(TASK REQUIREMENTS) Gather all lines from the material that contain the word "chart".

(INFORMATION SHOWN)
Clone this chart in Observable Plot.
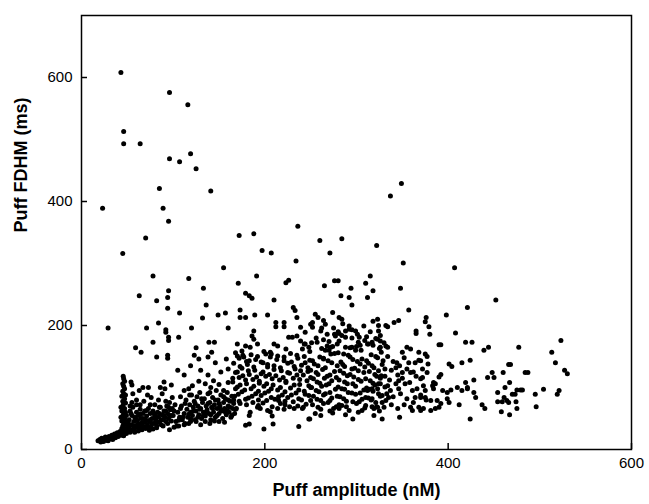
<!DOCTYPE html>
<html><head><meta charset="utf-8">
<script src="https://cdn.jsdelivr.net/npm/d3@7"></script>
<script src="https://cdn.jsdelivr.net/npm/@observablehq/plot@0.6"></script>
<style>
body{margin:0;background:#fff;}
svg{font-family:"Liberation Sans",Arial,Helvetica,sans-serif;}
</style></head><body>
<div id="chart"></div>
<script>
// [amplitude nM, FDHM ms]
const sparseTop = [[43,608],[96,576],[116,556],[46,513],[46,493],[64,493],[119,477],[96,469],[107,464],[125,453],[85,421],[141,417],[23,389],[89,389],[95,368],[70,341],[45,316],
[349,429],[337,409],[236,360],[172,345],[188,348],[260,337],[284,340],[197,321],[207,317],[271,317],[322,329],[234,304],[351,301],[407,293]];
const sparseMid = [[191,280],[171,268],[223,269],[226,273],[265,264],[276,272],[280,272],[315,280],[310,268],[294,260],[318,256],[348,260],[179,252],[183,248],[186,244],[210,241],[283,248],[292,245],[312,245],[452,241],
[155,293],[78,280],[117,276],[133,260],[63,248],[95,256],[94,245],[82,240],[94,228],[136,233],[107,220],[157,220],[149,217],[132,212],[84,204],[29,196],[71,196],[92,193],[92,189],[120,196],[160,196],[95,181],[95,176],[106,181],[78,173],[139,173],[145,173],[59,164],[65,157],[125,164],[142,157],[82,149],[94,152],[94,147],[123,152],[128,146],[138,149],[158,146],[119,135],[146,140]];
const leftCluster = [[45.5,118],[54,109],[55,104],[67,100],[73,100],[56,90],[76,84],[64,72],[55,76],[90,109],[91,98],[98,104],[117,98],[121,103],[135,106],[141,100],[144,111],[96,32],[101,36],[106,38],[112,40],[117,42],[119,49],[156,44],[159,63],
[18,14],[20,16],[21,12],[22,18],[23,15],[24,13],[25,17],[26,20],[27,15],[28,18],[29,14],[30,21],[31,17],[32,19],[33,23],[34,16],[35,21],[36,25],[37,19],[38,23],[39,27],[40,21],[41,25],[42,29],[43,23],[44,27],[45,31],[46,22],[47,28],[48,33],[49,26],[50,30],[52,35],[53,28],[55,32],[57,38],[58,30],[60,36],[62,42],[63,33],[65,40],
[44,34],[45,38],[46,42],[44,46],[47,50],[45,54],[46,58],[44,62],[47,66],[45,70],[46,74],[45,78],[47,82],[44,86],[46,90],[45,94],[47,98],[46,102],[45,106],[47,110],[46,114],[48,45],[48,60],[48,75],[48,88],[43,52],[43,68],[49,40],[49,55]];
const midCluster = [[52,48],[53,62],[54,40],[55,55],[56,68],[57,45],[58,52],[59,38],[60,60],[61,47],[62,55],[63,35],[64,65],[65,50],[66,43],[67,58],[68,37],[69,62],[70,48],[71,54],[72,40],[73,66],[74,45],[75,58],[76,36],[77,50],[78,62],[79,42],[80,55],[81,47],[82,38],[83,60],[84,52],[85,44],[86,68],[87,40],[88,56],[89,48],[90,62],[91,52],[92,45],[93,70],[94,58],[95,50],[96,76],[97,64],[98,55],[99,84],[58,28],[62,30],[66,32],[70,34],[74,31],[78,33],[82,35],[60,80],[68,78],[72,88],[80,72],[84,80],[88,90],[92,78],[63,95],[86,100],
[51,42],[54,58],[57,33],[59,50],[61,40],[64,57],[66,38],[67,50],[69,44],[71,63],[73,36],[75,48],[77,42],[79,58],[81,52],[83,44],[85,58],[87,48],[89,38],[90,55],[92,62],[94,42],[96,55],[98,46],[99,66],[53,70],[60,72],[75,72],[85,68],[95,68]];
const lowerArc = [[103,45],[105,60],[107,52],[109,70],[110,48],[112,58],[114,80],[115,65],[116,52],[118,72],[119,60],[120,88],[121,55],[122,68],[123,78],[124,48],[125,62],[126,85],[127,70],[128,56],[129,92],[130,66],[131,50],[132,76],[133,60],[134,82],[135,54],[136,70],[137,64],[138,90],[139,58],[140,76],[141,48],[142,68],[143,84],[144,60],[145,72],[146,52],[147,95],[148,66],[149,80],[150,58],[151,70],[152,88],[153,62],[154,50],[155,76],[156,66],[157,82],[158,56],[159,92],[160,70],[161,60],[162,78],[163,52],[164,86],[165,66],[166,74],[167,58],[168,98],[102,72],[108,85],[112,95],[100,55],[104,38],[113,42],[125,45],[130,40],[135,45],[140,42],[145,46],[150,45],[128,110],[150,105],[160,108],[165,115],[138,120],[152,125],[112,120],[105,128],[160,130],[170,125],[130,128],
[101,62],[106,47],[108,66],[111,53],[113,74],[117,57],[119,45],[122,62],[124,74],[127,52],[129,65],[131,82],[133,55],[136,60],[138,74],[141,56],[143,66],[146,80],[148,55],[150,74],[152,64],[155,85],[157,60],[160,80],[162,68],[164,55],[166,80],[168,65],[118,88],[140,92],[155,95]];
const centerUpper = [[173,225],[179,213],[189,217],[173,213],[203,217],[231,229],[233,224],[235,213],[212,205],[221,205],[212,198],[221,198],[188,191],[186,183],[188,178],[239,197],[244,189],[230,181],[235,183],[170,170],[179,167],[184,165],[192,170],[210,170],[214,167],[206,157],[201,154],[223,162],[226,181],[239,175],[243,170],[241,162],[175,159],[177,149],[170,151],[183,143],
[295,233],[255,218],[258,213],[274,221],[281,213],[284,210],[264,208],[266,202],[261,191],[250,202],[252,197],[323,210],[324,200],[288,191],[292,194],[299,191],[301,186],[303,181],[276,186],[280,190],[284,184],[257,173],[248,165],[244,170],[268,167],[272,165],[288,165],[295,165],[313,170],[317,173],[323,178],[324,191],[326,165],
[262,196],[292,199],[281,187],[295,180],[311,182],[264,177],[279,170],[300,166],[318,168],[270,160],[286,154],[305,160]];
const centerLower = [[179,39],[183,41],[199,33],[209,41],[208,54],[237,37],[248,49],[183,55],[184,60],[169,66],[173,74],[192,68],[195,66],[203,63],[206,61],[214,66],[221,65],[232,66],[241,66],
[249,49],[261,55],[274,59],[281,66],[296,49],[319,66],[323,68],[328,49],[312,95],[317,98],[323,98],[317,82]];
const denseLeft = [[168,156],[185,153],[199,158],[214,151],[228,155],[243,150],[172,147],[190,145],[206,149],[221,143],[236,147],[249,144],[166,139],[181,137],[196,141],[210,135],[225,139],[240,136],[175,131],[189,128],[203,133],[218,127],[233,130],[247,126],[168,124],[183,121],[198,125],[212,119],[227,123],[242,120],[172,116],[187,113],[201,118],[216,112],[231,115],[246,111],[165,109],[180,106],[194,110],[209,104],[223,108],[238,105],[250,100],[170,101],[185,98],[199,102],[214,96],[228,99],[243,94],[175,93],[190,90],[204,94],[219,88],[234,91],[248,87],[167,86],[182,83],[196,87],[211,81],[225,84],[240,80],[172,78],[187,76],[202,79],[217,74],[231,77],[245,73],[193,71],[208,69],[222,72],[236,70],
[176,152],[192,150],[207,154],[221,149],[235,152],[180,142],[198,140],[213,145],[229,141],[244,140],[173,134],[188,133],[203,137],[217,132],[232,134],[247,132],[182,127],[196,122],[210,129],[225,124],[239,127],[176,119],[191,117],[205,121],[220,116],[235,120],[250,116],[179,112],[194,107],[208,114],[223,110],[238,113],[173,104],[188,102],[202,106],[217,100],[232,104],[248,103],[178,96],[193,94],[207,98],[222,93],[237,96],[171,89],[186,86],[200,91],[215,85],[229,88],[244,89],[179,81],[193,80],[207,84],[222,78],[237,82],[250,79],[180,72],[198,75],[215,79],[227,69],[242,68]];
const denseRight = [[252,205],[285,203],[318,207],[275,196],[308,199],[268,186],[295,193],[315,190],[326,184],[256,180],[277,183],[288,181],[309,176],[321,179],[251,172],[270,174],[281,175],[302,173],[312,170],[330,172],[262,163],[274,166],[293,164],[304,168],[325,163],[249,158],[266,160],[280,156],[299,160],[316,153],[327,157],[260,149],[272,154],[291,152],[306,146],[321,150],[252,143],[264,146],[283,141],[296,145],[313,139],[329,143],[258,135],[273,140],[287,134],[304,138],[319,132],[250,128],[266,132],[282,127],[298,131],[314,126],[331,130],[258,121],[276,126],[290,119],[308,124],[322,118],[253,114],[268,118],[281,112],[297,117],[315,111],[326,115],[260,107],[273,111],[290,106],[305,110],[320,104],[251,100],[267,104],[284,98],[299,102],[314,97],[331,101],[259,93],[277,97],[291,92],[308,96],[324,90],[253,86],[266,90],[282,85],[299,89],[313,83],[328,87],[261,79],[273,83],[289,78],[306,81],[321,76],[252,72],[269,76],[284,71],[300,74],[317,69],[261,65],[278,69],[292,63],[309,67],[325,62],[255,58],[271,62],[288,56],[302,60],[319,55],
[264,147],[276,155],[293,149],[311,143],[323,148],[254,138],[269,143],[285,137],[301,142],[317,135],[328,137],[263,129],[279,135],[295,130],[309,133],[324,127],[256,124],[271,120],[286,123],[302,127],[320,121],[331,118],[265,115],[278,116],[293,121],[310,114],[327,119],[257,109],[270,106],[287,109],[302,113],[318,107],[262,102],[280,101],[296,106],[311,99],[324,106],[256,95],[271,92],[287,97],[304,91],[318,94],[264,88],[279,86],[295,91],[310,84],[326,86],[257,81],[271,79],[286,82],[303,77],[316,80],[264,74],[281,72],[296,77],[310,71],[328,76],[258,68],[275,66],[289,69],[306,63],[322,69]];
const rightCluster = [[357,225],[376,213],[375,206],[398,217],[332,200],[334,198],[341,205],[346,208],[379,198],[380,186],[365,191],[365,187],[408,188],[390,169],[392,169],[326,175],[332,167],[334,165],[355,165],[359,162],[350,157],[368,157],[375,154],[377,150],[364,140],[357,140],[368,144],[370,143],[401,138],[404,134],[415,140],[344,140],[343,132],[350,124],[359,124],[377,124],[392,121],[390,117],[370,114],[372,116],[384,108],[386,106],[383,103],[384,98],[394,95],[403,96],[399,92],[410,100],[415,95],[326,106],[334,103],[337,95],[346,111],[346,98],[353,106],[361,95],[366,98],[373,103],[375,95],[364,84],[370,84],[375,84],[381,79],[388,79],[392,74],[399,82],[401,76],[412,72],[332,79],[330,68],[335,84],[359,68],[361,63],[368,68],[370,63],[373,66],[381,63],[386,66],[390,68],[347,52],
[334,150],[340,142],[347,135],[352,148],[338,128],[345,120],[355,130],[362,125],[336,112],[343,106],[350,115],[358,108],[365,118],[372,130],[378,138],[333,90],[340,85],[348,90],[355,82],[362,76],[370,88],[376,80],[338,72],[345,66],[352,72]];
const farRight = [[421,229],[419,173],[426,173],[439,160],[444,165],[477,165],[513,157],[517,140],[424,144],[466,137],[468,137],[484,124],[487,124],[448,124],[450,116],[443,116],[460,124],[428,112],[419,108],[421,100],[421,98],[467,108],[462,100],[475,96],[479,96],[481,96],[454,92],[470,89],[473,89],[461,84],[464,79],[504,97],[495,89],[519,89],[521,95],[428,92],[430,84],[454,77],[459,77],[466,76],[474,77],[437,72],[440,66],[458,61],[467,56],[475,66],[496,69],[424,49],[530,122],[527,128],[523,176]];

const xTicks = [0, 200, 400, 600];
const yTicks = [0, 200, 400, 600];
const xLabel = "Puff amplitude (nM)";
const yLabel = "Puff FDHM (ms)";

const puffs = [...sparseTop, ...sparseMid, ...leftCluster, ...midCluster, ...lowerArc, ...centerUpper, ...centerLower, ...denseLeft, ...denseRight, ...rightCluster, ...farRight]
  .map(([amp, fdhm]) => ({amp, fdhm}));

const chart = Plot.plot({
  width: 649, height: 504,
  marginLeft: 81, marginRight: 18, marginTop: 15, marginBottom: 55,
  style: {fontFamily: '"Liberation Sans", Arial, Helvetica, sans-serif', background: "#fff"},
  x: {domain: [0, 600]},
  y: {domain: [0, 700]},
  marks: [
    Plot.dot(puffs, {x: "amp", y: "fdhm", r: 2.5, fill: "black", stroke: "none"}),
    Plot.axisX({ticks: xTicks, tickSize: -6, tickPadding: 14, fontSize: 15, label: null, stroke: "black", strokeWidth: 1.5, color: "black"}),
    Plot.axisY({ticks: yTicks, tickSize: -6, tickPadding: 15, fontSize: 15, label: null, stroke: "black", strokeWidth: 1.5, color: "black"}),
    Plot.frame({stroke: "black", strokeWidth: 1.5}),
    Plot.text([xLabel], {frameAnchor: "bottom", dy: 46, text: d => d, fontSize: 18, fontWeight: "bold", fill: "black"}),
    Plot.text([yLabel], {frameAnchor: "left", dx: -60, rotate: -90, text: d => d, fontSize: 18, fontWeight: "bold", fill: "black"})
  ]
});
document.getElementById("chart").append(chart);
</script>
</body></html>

(RESULT OF THIS TASK)
Clone this chart in Observable Plot.
<div id="chart"></div>
const chart = Plot.plot({
document.getElementById("chart").append(chart);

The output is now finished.